What is the partial-fraction decomposition of #(5x+7)/(x^2+4x-5)#?

1 Answer
Tony B
Oct 18, 2015

Part solution to start you on the way once you have seen the method. I take you up to #9/(x+5) +B/(x-1)#

Explanation:

Consider #x^2+4x-5#
This may be factorised into #(x+5)(x-1)#

Consequently we can write:

#A/(x+5) + B/(x-1) = (5x + 7)/((x+5)(x-1)) = (5x + 7)/( x^2 + 4x-5)#

So:# (A(x-1) + B(x+5))/((x+5)(x-1)) =(5x + 7)/((x+5)(x-1))#

As the denominators on both sides of the equals are of the same value then so are the numerators.
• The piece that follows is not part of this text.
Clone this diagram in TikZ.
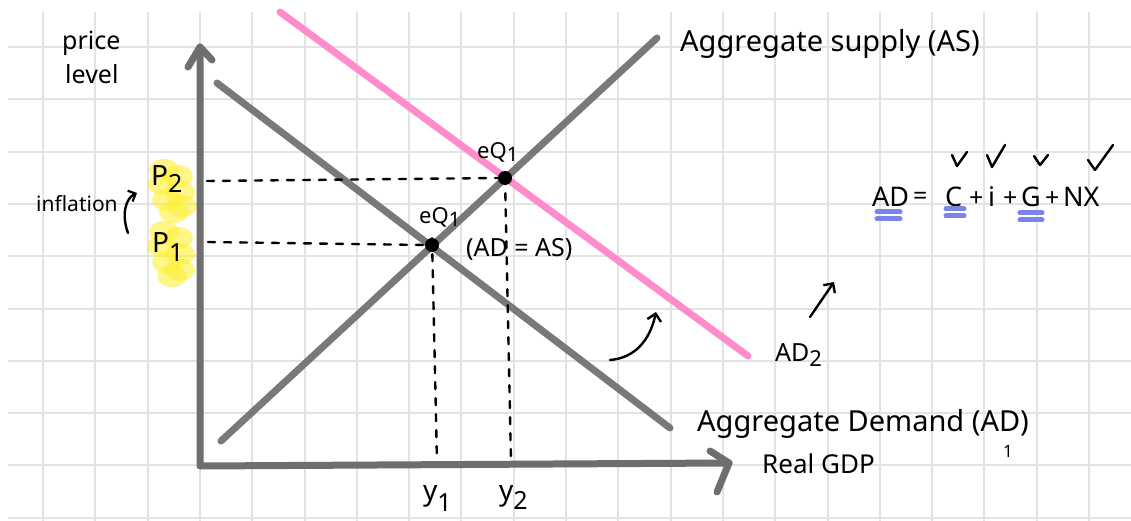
\documentclass[tikz,border=0pt]{standalone}
\usepackage{fontspec}
\setmainfont{Noto Sans}
\usetikzlibrary{arrows.meta}
\definecolor{gridc}{HTML}{E3E3E3}
\definecolor{axisc}{HTML}{6E6E6E}
\definecolor{pinkc}{HTML}{FF8CCB}
\definecolor{hlc}{HTML}{FFF03A}
\definecolor{bluec}{HTML}{7A85E6}
\newcommand\mysub[3]{\raisebox{-#1}{\fontsize{#2}{#2}\selectfont #3}}
\tikzset{
  gridline/.style={draw=gridc, line width=2pt},
  axisline/.style={draw=axisc, line width=7pt, line cap=round, line join=round},
  curveline/.style={draw=axisc, line width=7pt, line cap=round, opacity=0.92},
  adtwo/.style={draw=pinkc, line width=7pt, line cap=round},
  guide/.style={draw=black, line width=2.4pt, dash pattern=on 7pt off 9pt, line cap=round},
  big/.style={font=\fontsize{29}{31}\selectfont, inner sep=0pt, anchor=base west},
  hand/.style={font=\fontsize{25}{27}\selectfont, inner sep=0pt, anchor=base west},
  small/.style={font=\fontsize{22}{24}\selectfont, inner sep=0pt, anchor=base west},
  checkmark/.style={draw=black, line width=2.4pt, line cap=round, line join=round},
  eqdot/.style={circle, fill=black, minimum size=14pt, inner sep=0pt},
  under/.style={draw=bluec, line width=5pt, line cap=round},
  pen/.style={draw=black, line width=2.4pt, line cap=round, -{Straight Barb[length=7pt,width=14pt,line width=2.4pt]}},
  hl/.style={fill=hlc, opacity=0.6, draw=none},
}
\begin{document}
\begin{tikzpicture}[x=1pt,y=-1pt]
\useasboundingbox (0,0) rectangle (1131,521);
\fill[white] (0,0) rectangle (1131,521);
% grid
\foreach \i in {0,...,20} \draw[gridline] (43+52.3*\i,12) -- (43+52.3*\i,521);
\foreach \j in {0,...,9} \draw[gridline] (8,47+52.3*\j) -- (1131,47+52.3*\j);

% key points
\coordinate (O) at (200,466);
\coordinate (Ytop) at (200,47);
\coordinate (Yl) at (188,67);
\coordinate (Yr) at (212,60);
\coordinate (Xend) at (729,463);
\coordinate (Xu) at (710,451);
\coordinate (Xd) at (717,492);
\coordinate (ASa) at (221,441);
\coordinate (ASb) at (657,38);
\coordinate (ADa) at (217,83);
\coordinate (ADb) at (670,428);
\coordinate (ADc) at (280,12);
\coordinate (ADd) at (748,356);

% highlights
\foreach \dx/\dy in {0/0,14/6,-2/14,16/22,3/30,18/36,10/42} \fill[hl] (164+\dx,170+\dy) ellipse (15pt and 11pt);
\foreach \dx/\dy in {0/0,14/6,-2/14,16/22,3/30,16/38,8/44} \fill[hl] (164+\dx,232+\dy) ellipse (15pt and 11pt);

% curves
\draw[adtwo] (ADc) -- (ADd);
\draw[curveline] (ADa) -- (ADb);
\draw[curveline] (ASa) -- (ASb);

% axes
\draw[axisline] (Ytop) -- (O) -- (Xend);
\draw[axisline] (Yl) -- (Ytop) -- (Yr);
\draw[axisline] (Xu) -- (Xend) -- (Xd);

% equilibrium points
\node[eqdot] (E1) at (432,245) {};
\node[eqdot] (E2) at (505,178) {};

% guides
\coordinate (P2y) at (207,181);
\coordinate (P1y) at (208,242);
\coordinate (Y1x) at (437,462);
\coordinate (Y2x) at (511,462);
\draw[guide] (P2y) -- (E2.west);
\draw[guide] (P1y) -- (E1.west);
\draw[guide] ([yshift=14pt]E1.south) -- (Y1x);
\draw[guide] ([yshift=8pt]E2.south) -- (Y2x);

% labels
\node[hand] (price) at (62,50) {price};
\node[hand] (level) at (65,84) {level};
\node[small, font=\fontsize{21}{23}\selectfont] (infl) at (36,212) {inflation};
\coordinate (ia) at (128,233);
\coordinate (ib) at (137,193);
\draw[pen, -{Straight Barb[length=6pt,width=12pt,line width=2.2pt]}] (ia) .. controls (121,214) and (126,198) .. (ib);
\node[hand, font=\fontsize{28}{30}\selectfont] (P2) at (151,186) {P\mysub{6pt}{25}{2}};
\node[hand, font=\fontsize{28}{30}\selectfont] (P1) at (152,252) {P\mysub{9pt}{25}{1}};
\node[small] (eqa) at (477,159) {eQ\mysub{3pt}{20}{1}};
\node[small] (eqb) at (419,223) {eQ\mysub{3pt}{20}{1}};
\node[small, font=\fontsize{25}{27}\selectfont] (adas) at (466,256) {(AD = AS)};
\node[big] (ASlab) at (680,52) {Aggregate supply (AS)};
\node[big] (ADlab) at (697,431) {Aggregate Demand (AD)};
\node[font=\fontsize{17}{19}\selectfont, inner sep=0pt] (ADsub) at (1008,451) {1};
\node[small, font=\fontsize{26}{28}\selectfont] (GDP) at (762,473) {Real GDP};
\node[hand] (AD2lab) at (775,361) {AD\mysub{5pt}{22}{2}};
\node[hand, font=\fontsize{28}{30}\selectfont] (y1) at (423,500) {y\mysub{11pt}{25}{1}};
\node[hand, font=\fontsize{28}{30}\selectfont] (y2) at (499,500) {y\mysub{9pt}{25}{2}};

% shift arrows
\coordinate (sa) at (610,360);
\coordinate (sb) at (656,312);
\draw[pen] (sa) .. controls (635,358) and (650,340) .. (sb);
\coordinate (ua) at (810,317);
\coordinate (ub) at (834,282);
\draw[pen] (ua) -- (ub);

% equation
\node[hand, font=\fontsize{27}{29}\selectfont] (eAD) at (872,207) {AD};
\node[hand] (eeq) at (913,205) {=};
\node[hand, font=\fontsize{27}{29}\selectfont] (eC) at (945,207) {C};
\node[hand] (ep1) at (969,207) {+};
\node[hand, font=\fontsize{27}{29}\selectfont] (ei) at (988,207) {i};
\node[hand] (ep2) at (1003,207) {+};
\node[hand, font=\fontsize{27}{29}\selectfont] (eG) at (1021,207) {G};
\node[hand] (ep3) at (1045,207) {+};
\node[hand, font=\fontsize{27}{29}\selectfont] (eNX) at (1063,207) {NX};
\draw[checkmark] (952,155) -- (957,166) -- (967,152);
\draw[checkmark] (987,155) -- (992,167) -- (1005,145);
\draw[checkmark] (1034,156) -- (1040,165) -- (1048,155);
\draw[checkmark] (1088,160) -- (1095,170) -- (1113,145);
\draw[under] (877,212) -- (900,212);
\draw[under] (877,219) -- (900,219);
\draw[under] (946,209) -- (964,209);
\draw[under] (946,216) -- (964,216);
\draw[under] (1020,213) -- (1042,213);
\draw[under] (1020,220) -- (1042,220);
\end{tikzpicture}
\end{document}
Consequently just considering the numerators we have:

# A(x-1) + B(x+5) =(5x + 7)#.................(1)

#Ax +Bx -A +5B =5x+7#

The #x# elements must equal each other and likewise the constant elements must also equal each other. So we have:

#Ax + Bx = 5x#.............................. (2)
#5B-A=7#.........................................(3)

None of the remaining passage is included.